14. A network device, comprising:

a processor; and

a memory for storing a computer program executable by the processor;

wherein the processor is configured to perform the method for communication based on a physical sidelink shared channel according to claim 7.

15. The terminal according to claim 15, wherein the physical sidelink shared channel comprises resources of more than one mini slot scheduling shared channel, and a number of mini slots in the physical sidelink shared channel is equal to a number of transmission start positions for the sidelink signal, and

a first symbol in each of the more than one mini slot is an automatic gain control symbol, a last symbol in each of the more than one mini slot is a gap protect symbol, and symbols between the automatic gain control symbol and the gap protect symbol are configured to transmit the sidelink signal.

16. The terminal according to claim 15, the number of mini slots is determined based on a number of symbols configured to transmit the sidelink signal and symbol length supported by the mini slots.

17. The terminal according to claim 15, wherein the number of mini slots is determined based on a number of symbols configured to transmit the sidelink signal, symbol length supported by the mini slots, and physical sidelink feedback channel resources.

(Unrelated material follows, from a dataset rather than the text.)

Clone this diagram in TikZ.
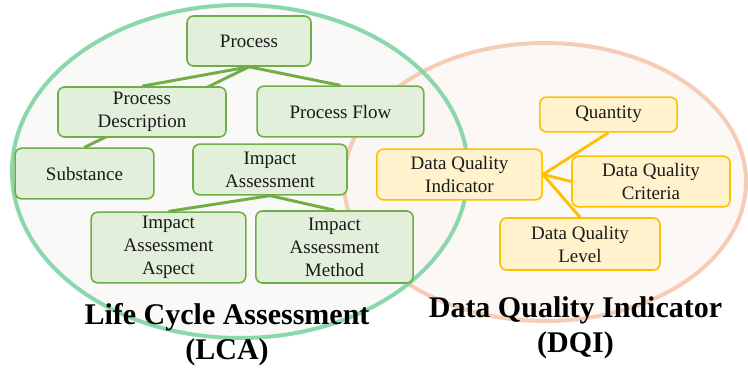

18. The terminal according to claim 13, wherein the processor is further configured to:

determine a physical sidelink shared channel used for a single transmission among more than one type of configured physical sidelink shared channel;

wherein each type of physical sidelink shared channel of the more than one type of physical sidelink shared channel comprises more than one mini slot that each has a transmission start position, and numbers of mini slots in respective physical sidelink shared channels are different.

19. The terminal according to claim 18, wherein the processor is further configured to:

determine the physical sidelink shared channel used for a single transmission based on a number of mini slots indicated by radio resource control information, wherein the number of mini slots corresponds to a type of physical sidelink shared channel.